A Table That Goes On For Miles has surprises on every page, and nearly every line. Stefania Heim’s years co-editing Circumference, a literary journal of poems in translation, has given her a special insight, and it’s important for a writer to distinguish between special and conventional insights—she has whittled down her lines to only meaning and beauty; there’s no fluff and no fat. Some writers write narrative; others write writing, and Heim is one of these.
Watch the motions of the mind, in “Termini”, as she subtly makes two people’s feelings and feelings about those feelings, palpable and real:
White sails cluttering
the horizon. Everything
bends. It is not strong
to not want. The sky is
kind and blue and hurts our eyes.
Where have we been
that we can still visit?
Past holiday, past Tuesday.
How do you feel?
Let us read our stars and
discredit them. Sit beside me
here. Write me letters.
Let us neither one go first.
The word “go” does much work here, as in “leave” and also “begin.” How often couples rewind their memories and their surroundings change as their fates intertwine. Heim is the master of using line breaks to increase tension.
She does not favor pyrotechnics or verbal fisticuffs. She uses nouns and verbs to heighten the poem’s awareness of the reader: the poems’ meanings demand the reader’s constant engagement, as in “A Large Mirror Unloaded From A Truck In The Sun”:
Passion clusters as though circumstance. A terrible
child, I grow apart. According to the original
rules, burn everything. Who could have anticipated
what we are becoming—in constraint, in circumspection.
I’ll think of some experiment to move us,
focusing on the lenses learned.
Circumstance, circumspection. The mirror allows the speaker to face not only her child-self, but the self that the self becomes. Instead of a lesson, it’s “lenses learned.” Focusing on the reflection is not merely a reflection of the surface.
In “Considering The Limitations Of The Force Of My Will”, there’s a channel to Gertrude Stein, and no one is better than Heim at wrangling the speaker’s thinking and whispering in the reader’s ear the mechanism of thought:
Knowing what I
want and wanting it.
Knowing what I
want and wanting not
to want it. Knowing what
wanting wants
of me, wants me to cease
wanting for what
I want to want
to come. To want.
wanting to stop
its urgency. To be in want.
Although these poems embrace the writer talking to herself, answering some personal need, the poems also are buttressed by the world of letters and art. Among other sources, the poems are indebted to Nights of Cabiria, Shakespeare, Thoreau, Deleuze, Joseph Beuys, and Luigi Pirandello.

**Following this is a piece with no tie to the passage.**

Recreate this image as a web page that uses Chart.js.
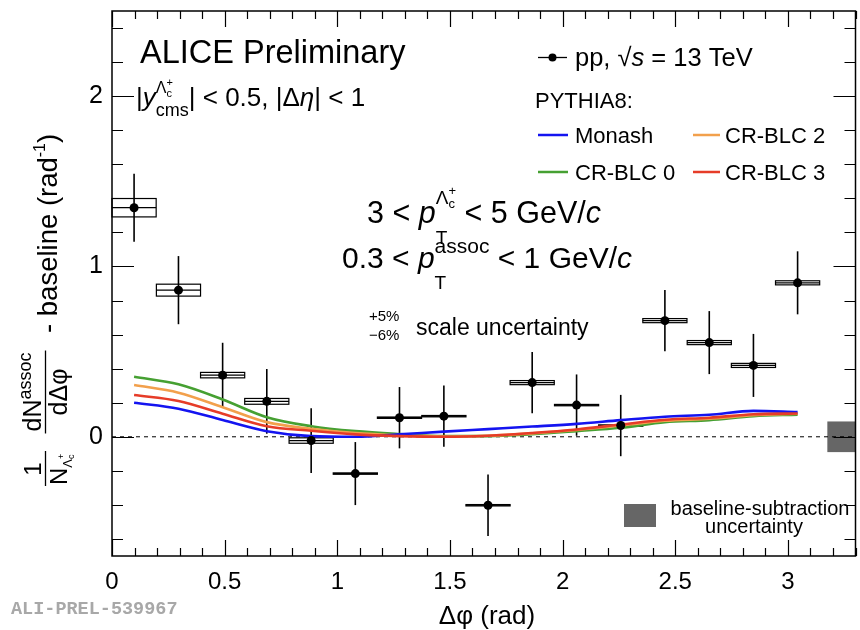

The pleasures and thoughtfulness A Table That Goes On For Miles offers are seemingly endless. It’s shocking how the poems here say, and almost say, the kinds of parts of the imagination that direct language cannot address. Sometimes the first person plural in a poem can be used to generalize, and is an attempt to absolve the writer of her responsibility. In “Commerce In Dreams Is Business As Usual”, it refers not to all of us, but to the “several paths” to thinking:
A fantastic wish, generally regarded
as impossible? I don’t want to tell you
how I’m feeling. Sublimate aggressions:
the hardboiled school. We are living briefly
in the ordered world. We match wits with it.
The couplet tends to demand introspection and forces the reader to focus intensely on what is actually happening in the poet’s lines. It lacks the forward momentum of the tercet, or the narrative comfort of the quatrain. Heim maximizes form and function here by cutting all that’s unnecessary.
Another striking feature of this book are how Heim uses her titles. Never labels, the titles enlarge the whole scope of what she’s doing; she favors long titles that seem to be pieces of a poem by themselves. I was less interested in Heim’s prose poems, a series called “Moving Picture,” where the potency and immediacy of her line breaks and line lengths are lost.
Some books of poems follow trends or aesthetic choices that appear to be gimmicks. A Table That Goes On For Miles has a kind of spiritual and enigmatic openness that makes it totally unusual. Her endless invention and delicate touch in diction, pacing, and precision makes Heim’s poems a pure pleasure. More! More!